Давайте для начала приглядимся к теме редких душ, сотканных из тончайших струн эфира и как бы изначально предназначенных для спасения. Такая душа у Тамары. Но разве не встречаются в житиях святых точно такие же определения? Разве мы не читаем о людях, которые с детства обладали ищущей Бога душой, всегда жаждали молитвы, богообщения и вообще очень выделялись среди сверстников — были как бы изначально предназначены для монастыря? Что, это тоже такие ницшеанцы, которым «все позволено», которые будут спасены в любом случае?

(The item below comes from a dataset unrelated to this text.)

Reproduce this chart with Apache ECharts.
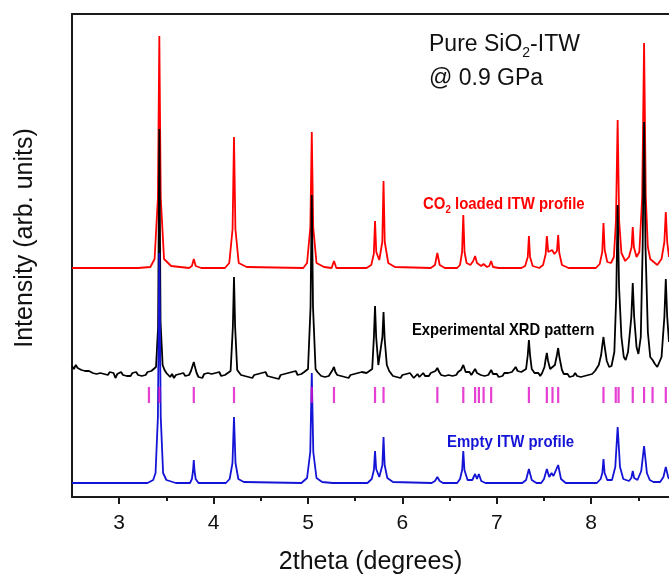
<!DOCTYPE html>
<html><head><meta charset="utf-8">
<script src="https://cdn.jsdelivr.net/npm/echarts@6/dist/echarts.min.js"></script>
<style>html,body{margin:0;padding:0;background:#fff}#c{width:669px;height:577px}</style>
</head><body><div id="c"></div>
<script>
// ---- data (2theta in degrees, intensity in arbitrary offset units) ----
const xTickValues = [3, 4, 5, 6, 7, 8];
const xMinorTickValues = [3.5, 4.5, 5.5, 6.5, 7.5, 8.5];

const redProfile = [
[2.5,229],[3.2,229],[3.33,230],[3.375,238],[3.41,299],[3.425,461],[3.44,299],[3.475,238],[3.55,231],[3.74,229],
[3.77,231],[3.79,238],[3.81,231],[3.87,229],[4.12,229],[4.166,234],[4.201,268],[4.216,360],[4.231,268],[4.266,234],
[4.35,230],[4.95,229],[4.99,234],[5.025,270],[5.04,365],[5.055,270],[5.09,234],[5.17,230],[5.25,229],[5.275,236],
[5.30,229],[5.62,229],[5.67,232],[5.697,243],[5.71,276],[5.723,245],[5.755,237],[5.787,255],[5.80,316],[5.813,255],
[5.85,234],[5.92,230],[6.30,229],[6.345,232],[6.37,244],[6.395,232],[6.45,229],[6.58,229],[6.61,232],[6.632,245],
[6.645,282],[6.658,245],[6.68,234],[6.72,232],[6.75,236],[6.77,241],[6.79,234],[6.81,235],[6.835,231],[6.86,233],
[6.895,230],[6.92,231],[6.94,236],[6.96,230],[7.02,229],[7.26,229],[7.30,231],[7.328,240],[7.34,261],[7.352,240],
[7.38,231],[7.45,229],[7.49,232],[7.518,243],[7.53,261],[7.545,245],[7.565,243],[7.585,247],[7.61,243],[7.637,246],
[7.65,262],[7.662,244],[7.69,232],[7.76,229],[8.05,229],[8.09,233],[8.117,245],[8.13,274],[8.143,247],[8.17,235],
[8.21,234],[8.24,240],[8.262,276],[8.28,377],[8.296,276],[8.32,244],[8.36,236],[8.40,240],[8.428,250],[8.44,270],
[8.452,250],[8.48,240],[8.51,245],[8.54,300],[8.56,454],[8.578,300],[8.60,250],[8.625,238],[8.65,236],[8.70,232],
[8.745,238],[8.775,255],[8.79,285],[8.805,255],[8.824,240]
];

const blackProfile = [
[2.5,131],[2.52,128],[2.54,132],[2.56,129],[2.58,130],[2.60,127],[2.62,129],[2.64,126],[2.66,128],[2.68,126],
[2.70,127],[2.72,124],[2.74,126],[2.76,123],[2.78,125],[2.80,124],[2.82,126],[2.84,123],[2.86,125],[2.88,122],
[2.90,125],[2.92,123],[2.94,124],[2.96,119],[2.98,123],[3.00,122],[3.02,125],[3.04,122],[3.06,124],[3.08,121],
[3.10,123],[3.12,121],[3.14,124],[3.16,122],[3.18,125],[3.20,122],[3.22,124],[3.24,121],[3.26,123],[3.28,122],
[3.30,125],[3.32,124],[3.34,126],[3.36,125],[3.39,130],[3.412,170],[3.425,368],[3.438,175],[3.46,132],[3.48,127],
[3.50,124],[3.52,126],[3.54,120],[3.56,123],[3.58,119],[3.60,122],[3.62,120],[3.64,123],[3.66,121],[3.68,124],
[3.70,121],[3.72,123],[3.74,122],[3.76,126],[3.78,132],[3.79,135],[3.80,131],[3.82,124],[3.84,120],[3.86,122],
[3.88,119],[3.90,123],[3.92,121],[3.94,124],[3.96,122],[3.98,123],[4.00,121],[4.02,124],[4.04,122],[4.06,125],
[4.08,121],[4.10,123],[4.12,122],[4.14,124],[4.18,126],[4.204,170],[4.216,220],[4.228,170],[4.25,127],[4.27,126],
[4.29,122],[4.31,124],[4.33,121],[4.35,123],[4.37,120],[4.39,122],[4.41,119],[4.43,122],[4.45,120],[4.47,123],
[4.49,121],[4.51,124],[4.53,122],[4.55,125],[4.57,121],[4.59,123],[4.61,120],[4.63,122],[4.65,119],[4.67,121],
[4.69,118],[4.71,122],[4.73,120],[4.75,123],[4.77,121],[4.79,124],[4.81,122],[4.83,125],[4.85,123],[4.87,126],
[4.89,122],[4.91,124],[4.93,123],[4.96,125],[5.00,128],[5.027,190],[5.04,302],[5.053,190],[5.08,128],[5.10,125],
[5.12,124],[5.14,121],[5.16,123],[5.18,120],[5.20,122],[5.22,121],[5.24,124],[5.26,127],[5.275,130],[5.29,125],
[5.31,122],[5.33,124],[5.35,121],[5.37,123],[5.39,120],[5.41,122],[5.43,119],[5.45,122],[5.47,120],[5.49,123],
[5.51,121],[5.53,124],[5.55,122],[5.57,125],[5.59,123],[5.62,124],[5.68,128],[5.698,160],[5.71,191],[5.722,160],
[5.745,132],[5.765,132],[5.788,160],[5.80,185],[5.812,158],[5.835,132],[5.86,126],[5.88,124],[5.90,121],[5.92,123],[5.94,120],
[5.96,122],[5.98,119],[6.00,122],[6.02,120],[6.04,123],[6.06,121],[6.08,124],[6.10,122],[6.12,119],[6.14,121],
[6.16,123],[6.18,120],[6.20,122],[6.22,124],[6.24,121],[6.26,123],[6.28,121],[6.30,124],[6.32,122],[6.35,126],
[6.37,129],[6.39,125],[6.41,122],[6.43,124],[6.45,121],[6.47,123],[6.49,122],[6.51,124],[6.53,121],[6.55,123],
[6.57,122],[6.59,125],[6.62,127],[6.645,132],[6.67,125],[6.69,123],[6.71,125],[6.73,122],[6.75,124],[6.77,128],
[6.79,124],[6.81,126],[6.83,122],[6.85,124],[6.87,121],[6.89,123],[6.91,122],[6.94,127],[6.96,123],[6.98,121],
[7.00,123],[7.02,120],[7.04,122],[7.06,121],[7.08,124],[7.10,122],[7.12,124],[7.14,123],[7.16,125],[7.18,127],
[7.20,130],[7.22,126],[7.24,124],[7.26,125],[7.28,124],[7.31,128],[7.328,142],[7.34,157],[7.352,142],[7.37,128],
[7.40,124],[7.42,122],[7.44,124],[7.46,121],[7.48,124],[7.505,130],[7.518,138],[7.53,144],[7.543,136],[7.565,128],
[7.585,130],[7.615,132],[7.637,142],[7.65,149],[7.663,140],[7.69,127],[7.71,123],[7.73,121],[7.75,123],[7.77,120],
[7.79,122],[7.81,121],[7.83,124],[7.85,121],[7.87,123],[7.89,120],[7.91,122],[7.93,121],[7.95,123],[7.97,122],
[7.99,124],[8.01,123],[8.04,126],[8.08,132],[8.105,142],[8.118,152],[8.13,160],[8.143,150],[8.165,136],[8.19,130],
[8.215,131],[8.245,145],[8.265,200],[8.28,292],[8.295,210],[8.32,160],[8.345,140],[8.365,137],[8.39,145],[8.425,180],
[8.44,214],[8.455,180],[8.48,150],[8.50,143],[8.525,160],[8.545,250],[8.56,375],[8.575,250],[8.60,165],[8.625,140],
[8.65,137],[8.675,133],[8.70,130],[8.72,129],[8.745,140],[8.775,180],[8.79,218],[8.805,180],[8.824,155]
];

const blueProfile = [
[2.5,14],[3.30,14],[3.36,17],[3.385,24],[3.41,80],[3.425,244],[3.44,80],[3.465,24],[3.50,17],[3.60,14],
[3.75,14],[3.77,18],[3.782,26],[3.79,37],[3.798,26],[3.81,18],[3.84,14],[4.13,14],[4.17,18],[4.20,34],
[4.216,80],[4.232,34],[4.262,18],[4.32,15],[4.93,14],[4.99,19],[5.024,45],[5.04,124],[5.056,45],[5.09,19],
[5.15,15],[5.26,14],[5.275,16],[5.29,14],[5.63,14],[5.675,18],[5.698,27],[5.71,46],[5.722,28],[5.755,20],
[5.788,32],[5.80,60],[5.812,32],[5.84,19],[5.90,15],[6.31,14],[6.345,16],[6.37,20],[6.395,16],[6.43,14],
[6.58,14],[6.61,18],[6.633,27],[6.645,46],[6.657,27],[6.69,17],[6.74,17],[6.77,23],[6.79,18],[6.81,23],
[6.835,16],[6.88,14],[7.27,14],[7.31,17],[7.34,28],[7.37,17],[7.42,14],[7.47,14],[7.50,18],[7.53,28],
[7.555,20],[7.58,24],[7.60,21],[7.65,32],[7.68,18],[7.73,14],[8.06,14],[8.10,18],[8.118,24],[8.13,38],
[8.142,24],[8.17,17],[8.22,17],[8.255,30],[8.28,70],[8.305,30],[8.34,18],[8.40,16],[8.425,19],[8.44,26],
[8.455,19],[8.49,17],[8.53,26],[8.56,51],[8.59,24],[8.62,17],[8.66,15],[8.73,15],[8.765,20],[8.79,30],
[8.815,20],[8.824,18]
];

const reflectionPositions = [3.315,3.425,3.79,4.216,5.04,5.275,5.71,5.80,6.37,6.645,6.77,6.81,6.86,6.94,
  7.34,7.53,7.59,7.65,8.13,8.26,8.29,8.44,8.56,8.65,8.79];
const reflectionLevel = 102;

const xTitle = '2theta (degrees)';
const yTitle = 'Intensity (arb. units)';

// ---- chart ----
const FONT = '"Liberation Sans", Arial, Helvetica, sans-serif';
const AX = '#1a1a1a';
const chart = echarts.init(document.getElementById('c'), null, {renderer: 'canvas'});

const xBase = {type: 'value', min: 2.5, max: 8.824, gridIndex: 0, splitLine: {show: false}};

const option = {
  animation: false,
  backgroundColor: '#fff',
  grid: {left: 72, right: 0, top: 14, bottom: 80, containLabel: false, outerBoundsMode: 'none'},
  xAxis: [
    Object.assign({}, xBase, {
      position: 'bottom',
      axisLine: {show: true, lineStyle: {color: AX, width: 2}},
      axisTick: {show: true, inside: false, length: 7, lineStyle: {color: AX, width: 2}, customValues: xTickValues},
      axisLabel: {show: true, customValues: xTickValues, fontSize: 21, color: '#111', fontFamily: FONT, margin: 16},
      name: xTitle, nameLocation: 'middle', nameGap: 53,
      nameTextStyle: {fontSize: 25, color: '#111', fontFamily: FONT}
    }),
    Object.assign({}, xBase, {
      position: 'bottom',
      axisLine: {show: false},
      axisTick: {show: true, inside: false, length: 4, lineStyle: {color: AX, width: 2}, customValues: xMinorTickValues},
      axisLabel: {show: false}
    }),
    Object.assign({}, xBase, {
      position: 'top',
      axisLine: {show: true, lineStyle: {color: AX, width: 2}},
      axisTick: {show: false}, axisLabel: {show: false}
    })
  ],
  yAxis: {
    type: 'value', min: 0, max: 483,
    axisLine: {show: true, lineStyle: {color: AX, width: 2}},
    axisTick: {show: false}, axisLabel: {show: false}, splitLine: {show: false}
  },
  series: [
    {type: 'line', name: 'CO2 loaded ITW profile', data: redProfile, xAxisIndex: 0, symbol: 'none',
     lineStyle: {color: '#ff0000', width: 1.8}, z: 2, silent: true},
    {type: 'line', name: 'Experimental XRD pattern', data: blackProfile, xAxisIndex: 0, symbol: 'none',
     lineStyle: {color: '#000000', width: 1.8}, z: 3, silent: true},
    {type: 'line', name: 'Empty ITW profile', data: blueProfile, xAxisIndex: 0, symbol: 'none',
     lineStyle: {color: '#1414d6', width: 1.8}, z: 4, silent: true},
    {type: 'scatter', name: 'Reflections', xAxisIndex: 0,
     data: reflectionPositions.map(p => [p, reflectionLevel]),
     symbol: 'rect', symbolSize: [2.2, 16], itemStyle: {color: '#e010c8'}, z: 5, silent: true}
  ],
  graphic: [
    {type: 'text', x: 25, y: 238, rotation: Math.PI / 2, z: 10,
     style: {text: yTitle, font: '25px ' + FONT, fill: '#111', align: 'center', verticalAlign: 'middle'}},
    {type: 'text', x: 429, y: 45, z: 10,
     style: {text: '{n|Pure SiO}{s|2}{n|-ITW}', align: 'left', verticalAlign: 'middle', fill: '#111',
       rich: {n: {font: '23px ' + FONT, lineHeight: 23, fill: '#111'},
              s: {font: '14px ' + FONT, lineHeight: 14, padding: [16, 0, 0, 0], fill: '#111'}}}},
    {type: 'text', x: 429, y: 79, z: 10,
     style: {text: '@ 0.9 GPa', font: '23px ' + FONT, fill: '#111', align: 'left', verticalAlign: 'middle'}},
    {type: 'text', x: 423, y: 204, z: 10, scaleX: 0.88,
     style: {text: '{n|CO}{s|2}{n| loaded ITW profile}', align: 'left', verticalAlign: 'middle', fill: '#ff0000',
       rich: {n: {font: 'bold 17px ' + FONT, lineHeight: 17, fill: '#ff0000'},
              s: {font: 'bold 11px ' + FONT, lineHeight: 11, padding: [11, 0, 0, 0], fill: '#ff0000'}}}},
    {type: 'text', x: 412, y: 330, z: 10, scaleX: 0.87,
     style: {text: 'Experimental XRD pattern', font: 'bold 17px ' + FONT, fill: '#000', align: 'left', verticalAlign: 'middle'}},
    {type: 'text', x: 447, y: 442, z: 10, scaleX: 0.88,
     style: {text: 'Empty ITW profile', font: 'bold 17px ' + FONT, fill: '#1414d6', align: 'left', verticalAlign: 'middle'}}
  ]
};
chart.setOption(option);
</script>
</body></html>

Нет, тут ведь совсем в другом дело. Душа Тамары была изначально хороша и драгоценна, но важно и то, что Тамара сделала со своей душой, как она оберегала ее, как пыталась противостоять сильнейшим демонским нападениям («прилогам»). В тех же житиях мы можем читать о попытках падшего духа соблазнить какого-нибудь отшельника. Что, этот отшельник нарочно звал злого духа, желал вступать с ним в общение? Нет ведь, напротив, отшельник мужественно противостоял искушениям.
Разве с Тамарой не происходило ровно того же самого? Если бы Тамара пала — поддалась Демону — она не могла бы быть спасена. Слово «любила» не относится к Демону. Тамара была любящей душой — ангел говорит об этом.
Эту тему подробно разбирает иеромонах Нестор (Кумыш) в книжке «Поэма М. Ю. Лермонтова «Демон» в контексте христианского миропонимания».
«Тамара в своем противостоянии Демону имеет тайных покровителей, — пишет отец Нестор, — незримо оберегающих ее и помогающих ей в борьбе с духом зла… «Злой дух» должен не только опутывать Тамару сетью искусно сплетенной лжи, но в то же время преодолевать противодействие ее тайных покровителей, сочувствующих красоте ее души и как будто уверенных в положительном для Тамары исходе завязавшейся драмы. Ибо явившийся херувим… приосеняет Тамару своим крылом «с улыбкой ясной»…
Как будто он, невзирая на экспансию со стороны Демона, нисколько не сомневается в божественном покровительстве, распростертом над героиней. Эта ясная уверенность происходит в посланнике неба от ощущения его родственной близости с душой Тамары. «К моей святыне, — говорит он Демону, — не прилагай преступный след!»… Из слов херувима можно заключить, что Тамара даже при непрестанном демоническом воздействии продолжает оставаться той носительницей идеалов добра и света, какой была в доме своего отца Гудала… Несмотря на духовную экспансию Демона, во внутреннем устроении героини не происходит существенных перемен. Невзирая на непрестанные приражения Демона и вопреки его ожиданиям, Тамара не может… ни забыть земное, ни погрузиться в «сны золотые»… Во второй части поэмы читатель застает Тамару нашедшей безошибочные слова для определения сути того, что с ней происходит: «Я вяну, жертва злой отравы! Меня терзает дух лукавый неотразимою мечтой»… «Нечистый дух» в состоянии распространить свою власть над душой в том случае, если личность соблазнится его внушениями… Демонический зов не увлекает Тамару за собой. «Кто звал тебя?» — вопрошает херувим, намекая герою, что его появление в келье Тамары с духовной точки зрения ничем не обосновано. Ведь героиня нигде не выражала своего согласия быть с демоном… Херувим встает на защиту Тамары по той причине, что ее душа осталась чуждой наветам падшего духа».
Этот смысл и заключен в слове «любила» («Она страдала и любила, и рай открылся для любви»).
Где здесь «предопределенность» спасения? Любой человек имеет полное право обратиться за помощью к ангелу-хранителю и любой вправе рассчитывать, что эта помощь будет ему немедленно оказана. При чем тут какая-то особая «избранность» Тамары или пресловутое «все позволено»? В понимании поэмы профессор Дунаев ушел не дальше, чем светская красавица, которая мечтала вместе с Демоном «полететь под небеса».
* * *
Пока суд да дело, издатель Краевский (у которого Лермонтов читал поэму сам) захотел печатать отрывки из «Демона»; но это не получилось. Краевский с досадой писал Панаеву (10 октября 1839 года): «Лермонтов отдал бабам читать своего «Демона», из которого хотел напечатать отрывки, а бабы черт знает куда дели его; а у него уж разумеется нет чернового; таков мальчик уродился!»